Identical Senate and House bills introduced last month would require you to electronically transmit prescriptions for Medicare patients to the pharmacy starting in 2011 or else take a pay cut.

It'd be inaccurate to call the bills an unfunded mandate, however. The legislation authorizes a one-time grant to physicians to offset start-up costs of e-prescribing (an estimated $2,000 to $3,000, according to a spokesperson for the House bill sponsor). The federal grant would be $2,000 for doctors implementing the technology in 2008 or 2009, $1,500 in 2010 or 2011, and $1,000 in 2012 and afterward. In addition, Medicare would tack on a 1-percent bonus for any evaluation and management service performed in conjunction with an e-prescription.
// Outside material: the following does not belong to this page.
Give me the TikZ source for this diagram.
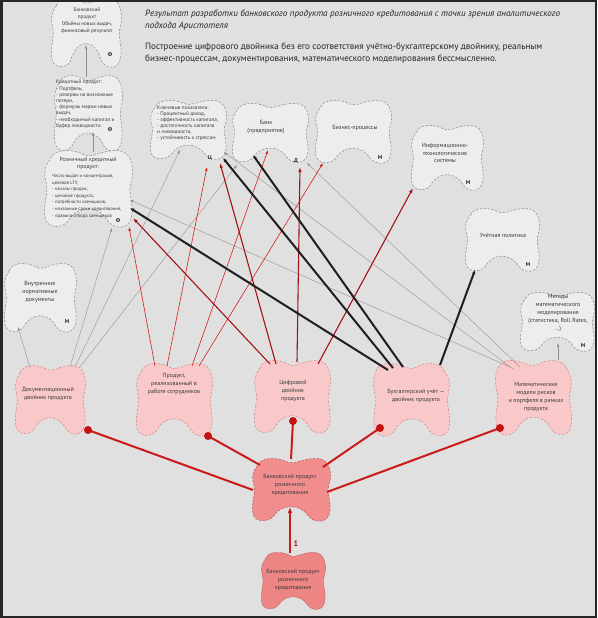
\documentclass[tikz,border=0pt]{standalone}
\usepackage{fontspec}
\setmainfont{PT Sans}
\usetikzlibrary{arrows.meta}
\definecolor{bgc}{HTML}{E0E0E0}
\definecolor{blobgrey}{HTML}{EDEDED}
\definecolor{dashgrey}{HTML}{8A8A8A}
\definecolor{pinkfill}{HTML}{F9C9C9}
\definecolor{pinkdash}{HTML}{D58585}
\definecolor{qfill}{HTML}{F28D8D}
\definecolor{qdash}{HTML}{B05A5A}
\definecolor{rfill}{HTML}{EE8585}
\definecolor{rdraw}{HTML}{C86060}
\definecolor{linered}{HTML}{D42020}
\definecolor{darkred}{HTML}{A3121A}
\definecolor{qred}{HTML}{CC1A1A}
\definecolor{dotred}{HTML}{C41010}
\definecolor{linegrey}{HTML}{8C8C8C}
\definecolor{txtgrey}{HTML}{3A3A3A}
\newcommand{\myblob}[6]{%
 \path[#1,shift={(#2,#3)},xscale=#4,yscale=#5]
  (-0.85,-0.78) .. controls (-0.78,-1.05) and (-0.3,-1.02) .. (-0.1,-0.88)
  .. controls (0.1,-0.76) and (0.35,-1.05) .. (0.75,-0.97)
  .. controls (1.02,-0.9) and (1.06,-0.45) .. (0.97,-0.15)
  .. controls (0.9,0.12) and (1.06,0.4) .. (0.98,0.75)
  .. controls (0.92,1.04) and (0.6,1.04) .. (0.45,0.82)
  .. controls (0.25,#6) and (-0.25,#6) .. (-0.45,0.82)
  .. controls (-0.6,1.04) and (-0.97,1.0) .. (-0.98,0.7)
  .. controls (-1.02,0.3) and (-0.88,0.12) .. (-0.96,-0.2)
  .. controls (-1.02,-0.5) and (-0.95,-0.62) .. (-0.85,-0.78) -- cycle;}
\tikzset{
 greyblob/.style={fill=blobgrey, draw=dashgrey, dash pattern=on 2.4pt off 1.5pt, line width=0.5pt},
 pinkblob/.style={fill=pinkfill, draw=pinkdash, dash pattern=on 2.4pt off 1.5pt, line width=0.5pt},
 qblob/.style={fill=qfill, draw=qdash, dash pattern=on 2.4pt off 1.5pt, line width=0.5pt},
 rblob/.style={fill=rfill, draw=rdraw, line width=0.4pt},
 hdr/.style={font=\fontsize{9.1}{10}\selectfont, text=black!85, inner sep=0, anchor=west},
 txt/.style={font=\fontsize{6}{7.8}\selectfont, text=txtgrey, align=center, inner sep=0},
 tinyl/.style={font=\fontsize{4.7}{6.6}\selectfont, text=txtgrey, align=left, inner sep=0, anchor=north west},
 tinyc/.style={font=\fontsize{5.2}{6.8}\selectfont, text=txtgrey, align=center, inner sep=0, anchor=north},
 mk/.style={font=\bfseries\fontsize{5.5}{6}\selectfont, text=black!85, inner sep=0},
 gline/.style={draw=linegrey, line width=0.35pt, -{Latex[length=3.5pt,width=2.4pt]}},
 rline/.style={draw=linered, line width=0.6pt, -{Latex[length=4pt,width=2.8pt]}},
 drline/.style={draw=darkred, line width=1.1pt, -{Latex[length=5pt,width=3.5pt]}},
 bline/.style={draw=black!88, line width=2pt, -{Latex[length=4pt,width=3.6pt]}},
 qline/.style={draw=qred, line width=2pt},
 qarrow/.style={draw=qred, line width=2pt, -{Latex[length=6pt,width=5pt]}},
 rdot/.style={fill=dotred, draw=none},
}
\begin{document}
\begin{tikzpicture}[x=1pt,y=-1pt]
\useasboundingbox (0,0) rectangle (597,618);
\fill[bgc] (0,0) rectangle (597,618);

% ---------- blob shapes ----------
\myblob{greyblob}{86}{33}{35}{35}{0.12}
\myblob{greyblob}{88}{113.5}{34}{38.5}{0.4}
\myblob{greyblob}{88}{189}{44}{39}{0.4}
\myblob{greyblob}{188}{130}{38}{30}{0.4}
\myblob{greyblob}{270}{133}{38}{30}{0.4}
\myblob{greyblob}{353}{132}{38}{32}{0.4}
\myblob{greyblob}{447}{158}{36}{33}{0.4}
\myblob{greyblob}{502}{240}{37}{32}{0.4}
\myblob{greyblob}{557}{322}{37}{30}{0.4}
\myblob{greyblob}{40}{298}{36}{35}{0.4}
\myblob{pinkblob}{50}{400}{35}{35}{0.4}
\myblob{pinkblob}{174}{400}{38}{37}{0.4}
\myblob{pinkblob}{292}{397}{38}{37}{0.4}
\myblob{pinkblob}{412}{400}{-38}{37}{0.4}
\myblob{pinkblob}{534}{398}{-38}{38}{0.4}
\myblob{qblob}{291}{490}{39}{32}{0.42}
\myblob{rblob}{293}{581}{32}{29}{0.45}

% ---------- connection points ----------
\coordinate (p1a) at (30,368);  \coordinate (hIn) at (18,327);
\coordinate (p1b) at (70,367);  \coordinate (a3In1) at (112,228);
\coordinate (p1c) at (75,367);  \coordinate (bIn1) at (180,150);
\coordinate (p1d) at (80,367);  \coordinate (cIn1) at (237,165);
\coordinate (p2a) at (155,366); \coordinate (a3In2) at (129,227);
\coordinate (p2b) at (167,366); \coordinate (bIn2) at (207,167);
\coordinate (p2c) at (192,366); \coordinate (cIn2) at (268,150);
\coordinate (p2d) at (199,366); \coordinate (dIn1) at (323,163);
\coordinate (p3a) at (270,364); \coordinate (a3In3) at (133,218);
\coordinate (p3b) at (276,364); \coordinate (bIn3) at (220,163);
\coordinate (p3c) at (297,362); \coordinate (cIn3) at (300,167);
\coordinate (p3d) at (318,364); \coordinate (eIn) at (413,188);
\coordinate (p4a) at (388,370); \coordinate (a3In4) at (130,208);
\coordinate (p4b) at (393,368); \coordinate (bIn4) at (223,158);
\coordinate (p4c) at (403,367); \coordinate (cIn4) at (253,155);
\coordinate (p4d) at (440,365); \coordinate (fIn) at (475,270);
\coordinate (p5a) at (510,367); \coordinate (a3In5) at (130,200);
\coordinate (p5b) at (513,369); \coordinate (bIn5) at (224,152);
\coordinate (p5c) at (520,367); \coordinate (cIn5) at (307,163);
\coordinate (p5d) at (558,360); \coordinate (gIn) at (558,343);
\coordinate (a3Top) at (93,152); \coordinate (a2Dip) at (93,132);
\coordinate (a2Top) at (86,77);  \coordinate (a1Dip) at (86,45);
\coordinate (d1) at (88,430);  \coordinate (q1) at (253,490);
\coordinate (d2) at (208,436); \coordinate (q2) at (260,465);
\coordinate (d3) at (293,421); \coordinate (q3) at (291,459);
\coordinate (d4) at (380,428); \coordinate (q4) at (323,467);
\coordinate (d5) at (500,428); \coordinate (q5) at (327,492);
\coordinate (rTop) at (290,553); \coordinate (qDip) at (290,507);

% ---------- connectors ----------
\draw[gline] (a3Top) -- (a2Dip);
\draw[gline] (a2Top) -- (a1Dip);
\draw[gline] (p1a) -- (hIn);
\draw[gline] (p1b) -- (a3In1);
\draw[gline] (p1c) -- (bIn1);
\draw[gline] (p1d) -- (cIn1);
\draw[gline] (p5a) -- (a3In5);
\draw[gline] (p5b) -- (bIn5);
\draw[gline] (p5c) -- (cIn5);
\draw[gline] (p5d) -- (gIn);
\draw[rline] (p2a) -- (a3In2);
\draw[rline] (p2b) -- (bIn2);
\draw[rline] (p2c) -- (cIn2);
\draw[rline] (p2d) -- (dIn1);
\draw[drline] (p3a) -- (a3In3);
\draw[drline] (p3b) -- (bIn3);
\draw[drline] (p3c) -- (cIn3);
\draw[drline] (p3d) -- (eIn);
\draw[bline] (p4a) -- (a3In4);
\draw[bline] (p4b) -- (bIn4);
\draw[bline] (p4c) -- (cIn4);
\draw[bline] (p4d) -- (fIn);
\draw[qline] (d1) -- (q1);
\draw[qline] (d2) -- (q2);
\draw[qline] (d3) -- (q3);
\draw[qline] (d4) -- (q4);
\draw[qline] (d5) -- (q5);
\draw[qarrow] (rTop) -- (qDip);
\foreach \d in {d1,d2,d3,d4,d5} \fill[rdot] (\d) circle[radius=4pt];

% ---------- frame ----------
\draw[line width=2.5pt, black!85] (1.25,1.25) rectangle (595.75,616.75);

% ---------- header ----------
\node[hdr] (t1) at (145,14) {\itshape Результат разработки банковского продукта розничного кредитования с точки зрения аналитического};
\node[hdr] (t2) at (145,26) {\itshape подхода Аристотеля};
\node[hdr] (t3) at (145,47) {Построение цифрового двойника без его соответствия учётно-бухгалтерскому двойнику, реальным};
\node[hdr] (t4) at (145,59) {бизнес-процессам, документирования, математического моделирования бессмысленно.};

% ---------- blob texts ----------
\node[tinyc] (A1) at (87,8) {Банковский\\продукт\\Объёмы новых выдач,\\финансовый результат};
\node[tinyl, font=\fontsize{5.2}{6.2}\selectfont] (A2) at (56,80) {Кредитный продукт:\\- Портфель,\\- резервы на возможные\\потери,\\- формулы маржи новых\\выдач,\\- необходимый капитал и\\буфер ликвидности.};
\node[tinyc, font=\fontsize{5.8}{7.4}\selectfont] (A3t) at (88,157) {Розничный кредитный\\продукт:};
\node[tinyl] (A3) at (52,174) {Число выдач и концентрация,\\целевой LTV,\\- каналы продаж,\\- ценовые продукта,\\- потребности заемщиков,\\- начальные сроки кредитования,\\- правила отбора заемщиков};
\node[tinyl, font=\fontsize{5.2}{6}\selectfont] (B) at (157,106) {Ключевые показатели:\\- Процентный доход,\\- эффективность капитала,\\- достаточность капитала\\и ликвидности,\\- устойчивость к стрессам};
\node[txt] (C) at (266,127) {Банк\\(предприятие)};
\node[txt] (D) at (355,128) {Бизнес-процессы};
\node[txt] (E) at (445,153) {Информационно-\\технологические\\системы};
\node[txt] (F) at (503,235) {Учётная политика};
\node[txt] (G) at (558,313) {Методы\\математического\\моделирования\\(статистика, Roll Rates,\\...)};
\node[txt] (H) at (40,292) {Внутренние\\нормативные\\документы};
\node[txt] (P1) at (48,394) {Документационный\\двойник продукта};
\node[txt] (P2) at (174,384) {Продукт,\\реализованный в\\работе сотрудников};
\node[txt] (P3) at (293,391) {Цифровой\\двойник\\продукта};
\node[txt] (P4) at (416,396) {Бухгалтерский учёт —\\двойник продукта};
\node[txt] (P5) at (536,397) {Математические\\модели рисков\\и портфеля в рамках\\продукта};
\node[txt] (Q) at (290,485) {Банковский продукт\\розничного\\кредитования};
\node[txt] (R) at (293,580) {Банковский продукт\\розничного\\кредитования};

% ---------- marks ----------
\node[mk] (mA1) at (110,55) {Ф};
\node[mk] (mA2) at (110,130) {Ф};
\node[mk] (mA3) at (118,221) {Ф};
\node[mk] (mB) at (210,158) {Ц};
\node[mk] (mC) at (296,161) {Д};
\node[mk] (mD) at (380,158) {М};
\node[mk] (mE) at (468,183) {М};
\node[mk] (mF) at (528,265) {М};
\node[mk] (mG) at (583,346) {М};
\node[mk] (mH) at (67,322) {М};
\node[mk, text=darkred, font=\bfseries\fontsize{8}{9}\selectfont] (n1) at (296,544) {1};
\end{tikzpicture}
\end{document}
However, doctors who don't e-prescribe would suffer a 10-percent reduction in reimbursement for any related E&M service. Medicare would waive the penalty for practices that can demonstrate hardship.

Lest there be any misunderstanding, faxing a prescription to a pharmacy won't satisfy the e-prescribing mandate envisioned in the House and Senate bills. In true e-prescribing, a doctor's computer transmits the Rx directly to the pharmacy's computer through a technology called electronic data interchange, or EDI.

The bi-partisan legislation, called the Medicare Electronic Medication and Safety Protection Act, promises to set off a lobbyist war. Although the AMA reportedly has not yet taken a position on the House and Senate bills, the organization has called for voluntary adoption of e-prescribing coupled with generous federal funding. In contrast, a group called the Pharmaceutical Care Management Association, which represents pharmacy benefit managers, has run print and television ads urging Congress to mandate e-prescribing for the sake of saving lives.

Sen. John Kerry (D-MA) is the sponsor of the Senate bill (S. 2408) while Rep. Allyson Schwartz (D-PA) is the sponsor of the House bill (H.R. 4296). The Senate bill has nine co-sponsors; the House version, 11.